Certains de ces contenus faisaient l’apologie des actes d’automutilation commis par des jeunes. D’autres contenus visaient à l’isoler et à décourager toute discussion avec les personnes qui auraient pu l’aider.
Selon l’enquête, Molly a visionné 138 vidéos évoquant le suicide ou la mutilation. Elle met en cause les algorithmes des plateformes qui proposent du contenu toujours plus ciblé, enfermant les utilisateurs dans des bulles informationnelles, dans le but de leur diffuser le plus de publicité possible.
Au total, 34 comptes Instagram recommandés à Molly étaient “tristes ou liés à la dépression”. Molly a même reçu un mail de Pinterest lui recommandant “10 contenus déprimants que tu pourrais aimer”. Pour l’avocat Oliver Sanders, représentant la famille Russell, “Instagram a littéralement donné des idées à Molly”.
Responsabilité des plateformes
Le père de Molly a dû batailler pour accéder aux contenus et aux comptes de sa fille sur les réseaux sociaux. WhatsApp avait supprimé le compte de Molly et il y a eu une longue bataille légale pour accéder aux contenus consultés sur Instagram.

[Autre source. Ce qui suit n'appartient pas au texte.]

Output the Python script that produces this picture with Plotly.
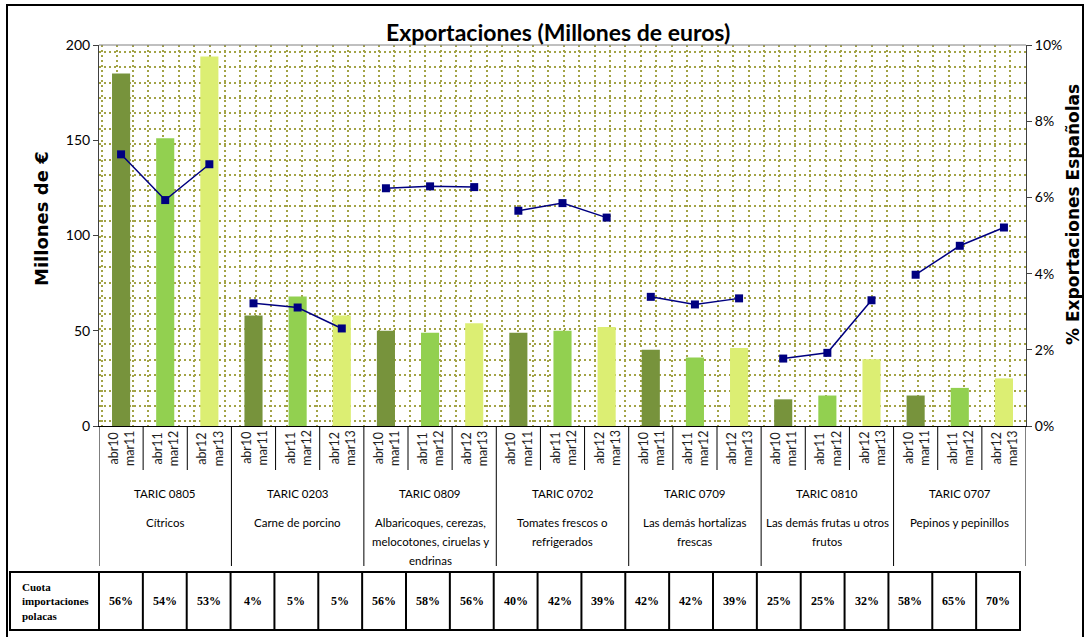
import plotly.graph_objects as go

W, H = 1092, 637

# ---- data -------------------------------------------------------------
groups = ["TARIC 0805", "TARIC 0203", "TARIC 0809", "TARIC 0702",
          "TARIC 0709", "TARIC 0810", "TARIC 0707"]
group_names = [
    ["Cítricos"],
    ["Carne de porcino"],
    ["Albaricoques, cerezas,", "melocotones, ciruelas y", "endrinas"],
    ["Tomates frescos o", "refrigerados"],
    ["Las demás hortalizas", "frescas"],
    ["Las demás frutas u otros", "frutos"],
    ["Pepinos y pepinillos"],
]
periods = ["abr10<br>mar11", "abr11<br>mar12", "abr12<br>mar13"]

# exports, millions of euros, per period
exports_p1 = [185, 58, 50, 49, 40, 14, 16]
exports_p2 = [151, 68, 49, 50, 36, 16, 20]
exports_p3 = [194, 58, 54, 52, 41, 35, 25]

# share of total Spanish exports (%), per period
share_p1 = [7.13, 3.22, 6.24, 5.65, 3.39, 1.77, 3.97]
share_p2 = [5.93, 3.11, 6.29, 5.85, 3.19, 1.92, 4.73]
share_p3 = [6.87, 2.56, 6.27, 5.47, 3.35, 3.30, 5.21]

# share of Polish imports (%), one per bar
polish_share = [56, 54, 53, 4, 5, 5, 56, 58, 56, 40, 42, 39,
                42, 42, 39, 25, 25, 32, 58, 65, 70]

bar_colors = ["#77933C", "#92D050", "#DCEE73"]
line_color = "#000080"

# ---- geometry helpers (pixels -> paper) ------------------------------
PX0, PX1, PY0, PY1 = 99, 1026, 45, 426


def px(x):
    return x / W


def py(y):
    return 1 - y / H


n_g = len(groups)
n_p = len(periods)
n_cat = n_g * n_p

fig = go.Figure()

# bars, one trace per period
for p, vals in enumerate([exports_p1, exports_p2, exports_p3]):
    fig.add_trace(go.Bar(
        x=[g * n_p + p for g in range(n_g)],
        y=vals,
        width=0.41,
        marker=dict(color=bar_colors[p], line=dict(width=0)),
        showlegend=False,
        hoverinfo="y",
    ))

# share line, broken between product groups
lx, ly = [], []
for g in range(n_g):
    for p, vals in enumerate([share_p1, share_p2, share_p3]):
        lx.append(g * n_p + p)
        ly.append(vals[g] / 100)
    lx.append(None)
    ly.append(None)
fig.add_trace(go.Scatter(
    x=lx, y=ly, yaxis="y2", mode="lines+markers",
    line=dict(color=line_color, width=1.5),
    marker=dict(symbol="square", size=8, color=line_color),
    connectgaps=False, showlegend=False,
))

# empty trace carrying the dotted background pattern axes
fig.add_trace(go.Scatter(x=[None], y=[None], xaxis="x3", yaxis="y3",
                         showlegend=False, hoverinfo="skip"))

dom_x = [px(PX0), px(PX1)]
dom_y = [py(PY1), py(PY0)]

grid_col = "#a3a346"
step = 15.4
gx0, gy0 = 101.7, 421.3

fig.update_layout(
    width=W, height=H,
    margin=dict(l=0, r=0, t=0, b=0, autoexpand=False),
    paper_bgcolor="white", plot_bgcolor="white",
    barmode="overlay",
    xaxis=dict(domain=dom_x, range=[-0.5, n_cat - 0.5],
               showticklabels=False, ticks="", showgrid=False,
               zeroline=False, showline=True, linecolor="black",
               linewidth=1, anchor="y"),
    yaxis=dict(domain=dom_y, range=[0, 200], dtick=50, ticks="outside",
               ticklen=5, tickcolor="#404040", showgrid=False,
               zeroline=False, showline=True, linecolor="#404040",
               linewidth=1, tickfont=dict(family="Lato", size=14,
                                          color="black"),
               anchor="x"),
    yaxis2=dict(overlaying="y", side="right", range=[0, 0.10],
                dtick=0.02, tickformat=".0%", ticks="outside", ticklen=5,
                tickcolor="#404040", showgrid=False, zeroline=False,
                showline=True, linecolor="#404040", linewidth=1,
                tickfont=dict(family="Lato", size=14, color="black"),
                anchor="x"),
    xaxis3=dict(overlaying="x", anchor="y3",
                range=[(PX0 - gx0) / step, (PX1 - gx0) / step],
                tick0=0, dtick=1, showgrid=True, gridcolor=grid_col,
                gridwidth=2, griddash="2px,3px", showticklabels=False,
                ticks="", zeroline=False, showline=False),
    yaxis3=dict(overlaying="y", anchor="x3",
                range=[(gy0 - PY1) / step, (gy0 - PY0) / step],
                tick0=0, dtick=1, showgrid=True, gridcolor=grid_col,
                gridwidth=2, griddash="2px,3px", showticklabels=False,
                ticks="", zeroline=False, showline=False),
)

shapes = []
annotations = []


def note(x, y, text, size, family="Lato", xref="paper", angle=0,
         xanchor="center", align="center", color="black"):
    annotations.append(dict(
        x=x, y=y, xref=xref, yref="paper", text=text, textangle=angle,
        showarrow=False, xanchor=xanchor, yanchor="middle", align=align,
        font=dict(family=family, size=size, color=color)))


# chart title
note(px(558), py(32), "<b>Exportaciones (Millones de euros)</b>", 23)

# top border of the plot area
shapes.append(dict(type="line", xref="paper", yref="paper",
                   x0=px(PX0), x1=px(PX1), y0=py(PY0), y1=py(PY0),
                   line=dict(color="#808080", width=1)))

# separators below the category axis
for k in range(n_cat + 1):
    edge = k - 0.5
    long_line = (k % n_p == 0)
    shapes.append(dict(type="line", xref="x", yref="paper",
                       x0=edge, x1=edge, y0=py(PY1),
                       y1=py(566 if long_line else 470),
                       line=dict(color="black", width=1)))

# period labels
for k in range(n_cat):
    note(k, py(448), periods[k % n_p], 12.5, xref="x", angle=-90,
         color="#222222")

# group labels
for g in range(n_g):
    cx = g * n_p + 1
    note(cx, py(493), groups[g], 11.5, xref="x")
    for i, line in enumerate(group_names[g]):
        note(cx, py(522 + 19 * i), line, 11.5, xref="x")

# axis titles
note(px(42), py(219), "<b>Millones de €</b>", 18,
     family="DejaVu Sans", angle=-90)
note(px(1073), py(215), "<b>% Exportaciones Españolas</b>", 17,
     family="DejaVu Sans", angle=-90)

# table of Polish import shares
TY0, TY1 = 572, 630
TX0, TXL, TX1 = 10, 99, 1020
col_w = (TX1 - TXL) / n_cat
edges = [TX0, TXL] + [TXL + col_w * (k + 1) for k in range(n_cat)]
shapes.append(dict(type="rect", xref="paper", yref="paper",
                   x0=px(TX0), x1=px(TX1), y0=py(TY1), y1=py(TY0),
                   line=dict(color="black", width=2)))
for e in edges[1:-1]:
    shapes.append(dict(type="line", xref="paper", yref="paper",
                       x0=px(e), x1=px(e), y0=py(TY1), y1=py(TY0),
                       line=dict(color="black", width=2)))
note(px(20), py(601), "<b>Cuota<br>importaciones<br>polacas</b>", 11,
     family="Liberation Serif", xanchor="left", align="left")
for k, v in enumerate(polish_share):
    cx = TXL + col_w * (k + 0.5)
    note(px(cx), py(601), f"<b>{v}%</b>", 12, family="Liberation Serif")

# outer frame
shapes.append(dict(type="rect", xref="paper", yref="paper",
                   x0=px(7), x1=px(1083), y0=py(640), y1=py(5),
                   line=dict(color="black", width=2)))

fig.update_layout(shapes=shapes, annotations=annotations)

fig.write_html("out.html")
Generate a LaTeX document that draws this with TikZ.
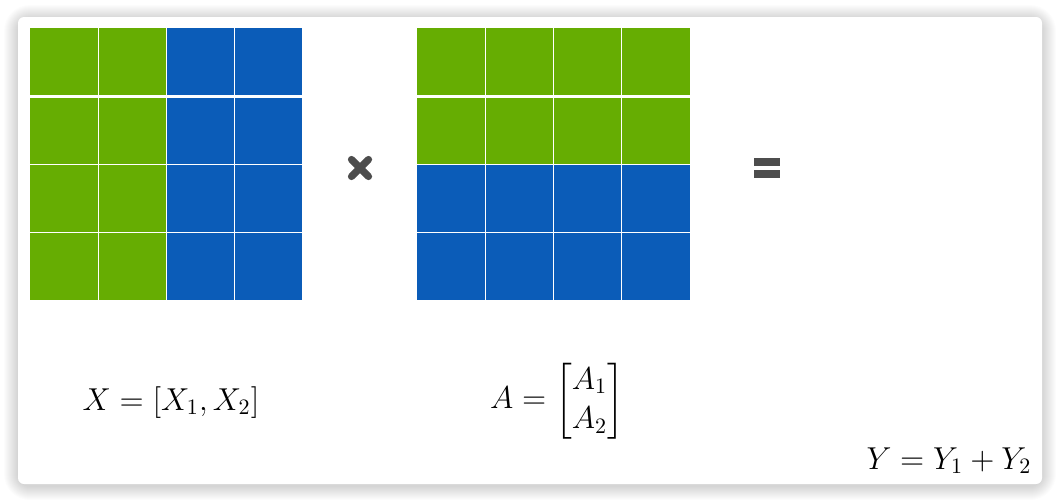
\documentclass[tikz,border=0pt]{standalone}
\usepackage{amsmath}
\usepackage{graphicx}
\usepackage{tikz}
\usepackage{color}

\definecolor{gr}{HTML}{66AD02}
\definecolor{bl}{HTML}{0B5CB8}
\definecolor{op}{HTML}{4D4D4D}

\newcommand{\lab}[1]{\scalebox{1.1}{\Large #1}}

\begin{document}
\begin{tikzpicture}[x=0.5pt,y=-0.5pt,
   grid/.style={white,line width=0.5pt},
   mid/.style={white,line width=1.5pt},
   eq/.style={inner sep=0pt}]
   \useasboundingbox (0,0) rectangle (1060,503);
   \fill[white] (0,0) rectangle (1060,503);

   % card with soft shadow
   \foreach \i in {1,...,14}
      \fill[black,opacity=0.012,rounded corners=6+\i*0.5] (18-\i,17-\i+2) rectangle (1042+\i,484+\i+2);
   \fill[white,rounded corners=3pt] (18,17) rectangle (1042,484);

   % matrix X
   \fill[gr] (30,28) rectangle (166,300);
   \fill[bl] (166,28) rectangle (302,300);
   \draw[grid] (98,28) -- (98,300);
   \draw[grid] (166,28) -- (166,300);
   \draw[grid] (234,28) -- (234,300);
   \draw[mid] (30,96) -- (302,96);
   \draw[grid] (30,164) -- (302,164);
   \draw[grid] (30,232) -- (302,232);

   % matrix A
   \fill[gr] (417,28) rectangle (690,164);
   \fill[bl] (417,164) rectangle (690,300);
   \draw[grid] (485,28) -- (485,300);
   \draw[grid] (553,28) -- (553,300);
   \draw[grid] (621,28) -- (621,300);
   \draw[mid] (417,96) -- (690,96);
   \draw[grid] (417,164) -- (690,164);
   \draw[grid] (417,232) -- (690,232);

   % times
   \draw[op,line width=3.6pt,line cap=round] (351.5,159.5) -- (368.5,176.5);
   \draw[op,line width=3.6pt,line cap=round] (351.5,176.5) -- (368.5,159.5);

   % equals
   \fill[op] (754,158) rectangle (780,166);
   \fill[op] (754,170) rectangle (780,178);

   \node[eq,anchor=base] (x) at (171,410) {\lab{$X = [X_1, X_2]$}};
   \node[eq] (a) at (557,401) {\lab{$A = \begin{bmatrix} A_1 \\ A_2 \end{bmatrix}$}};
   \node[eq,anchor=base] (y) at (949,469) {\lab{$Y = Y_1 + Y_2$}};
\end{tikzpicture}
\end{document}
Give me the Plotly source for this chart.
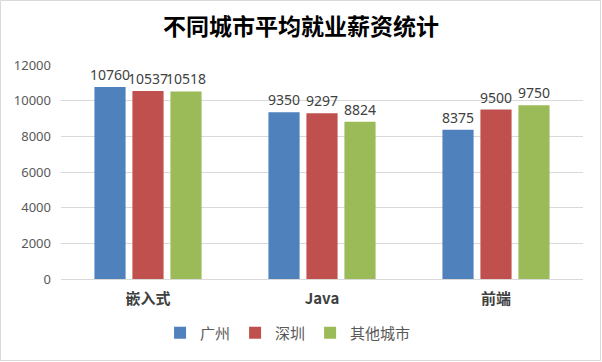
import plotly.graph_objects as go

categories = ["嵌入式", "Java", "前端"]
series_names = ["广州", "深圳", "其他城市"]
guangzhou = [10760, 9350, 8375]
shenzhen = [10537, 9297, 9500]
others = [10518, 8824, 9750]
colors = ["#4F81BD", "#C0504D", "#9BBB59"]
y_ticks = [0, 2000, 4000, 6000, 8000, 10000, 12000]

W, H = 602, 362
ml, mr, mt, mb = 61, 19, 65, 83

fig = go.Figure()
for name, vals, c in zip(series_names, [guangzhou, shenzhen, others], colors):
    fig.add_trace(go.Bar(
        x=categories, y=vals, name=name, marker=dict(color=c, line=dict(width=0)),
        text=[str(v) for v in vals], textposition="outside", cliponaxis=False,
        constraintext="none",
        textfont=dict(family="Noto Sans, Noto Sans CJK SC", size=14, color="#404040"),
    ))

pw = W - ml - mr
ph = H - mt - mb
fig.add_shape(type="rect", xref="paper", yref="paper",
              x0=(0.5 - ml) / pw, x1=(W - 1.5 - ml) / pw,
              y0=-(H - 1.5 - mt - ph) / ph, y1=1 + (mt - 0.5) / ph,
              line=dict(color="#D9D9D9", width=1), layer="below")

fig.update_layout(
    width=W, height=H,
    margin=dict(l=ml, r=mr, t=mt, b=mb),
    paper_bgcolor="white", plot_bgcolor="white",
    barmode="group", bargap=0.345, bargroupgap=0.18,
    title=dict(text="<b>不同城市平均就业薪资统计</b>", x=0.5, xanchor="center", y=0.925, yanchor="middle",
               font=dict(family="Noto Sans CJK SC", size=23, color="#000000")),
    xaxis=dict(showline=True, linecolor="#D9D9D9", ticks="", showgrid=False, ticklabelstandoff=6,
               tickfont=dict(family="Noto Sans CJK SC", size=15, color="#404040")),
    yaxis=dict(range=[0, 12000], tickvals=y_ticks, ticktext=[str(t) for t in y_ticks],
               showgrid=True, gridcolor="#D9D9D9", zeroline=False, showline=False,
               tickfont=dict(family="Noto Sans", size=13, color="#595959"), ticklabelstandoff=9),
    legend=dict(orientation="h", x=0.435, xanchor="center", y=-0.252, yanchor="middle",
                font=dict(family="Noto Sans CJK SC", size=15, color="#595959"),
                itemwidth=30, traceorder="normal"),
    showlegend=True,
)
fig.update_xaxes(ticktext=["<b>" + c + "</b>" for c in categories], tickvals=categories)
fig.write_html("out.html", config={"displayModeBar": False},
               post_script="document.body.style.margin='0';document.body.style.padding='0';")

Lors de l’audience, les plateformes ont été invitées à comparaitre. Elizabeth Lagone, responsable des politiques de bien-être et de santé chez Meta, a déclaré que les publications décrites comme “encourageant” le suicide ou l’automutilation étaient “sans danger”, mais a reconnu qu’un certain nombre de publications présentées au tribunal auraient violé les politiques d’Instagram. Jud Hoffman, responsable des opérations de Pinterest a admis que le sute n’était “pas sûr” lorsque Molly l’utilisait, et a déclaré qu’il “regrette profondément” une partie du contenu que l’adolescent a consulté.
De son côté, le père de Molly, s’est directement adressé à Meta: “il est temps de protéger nos jeunes gens. Il est temps que la culture toxique qui est au cœur des réseaux sociaux change et qu’ils ne puissent plus orienter leurs profits aux dépens des souffrances des jeunes”.
Dès 2018, à la suite de cette affaire, Pinterest a planché sur une politique pour lutter contre les publications dangereuses et propose de l’aide lorsqu’une personne fait des recherches liées au suicide.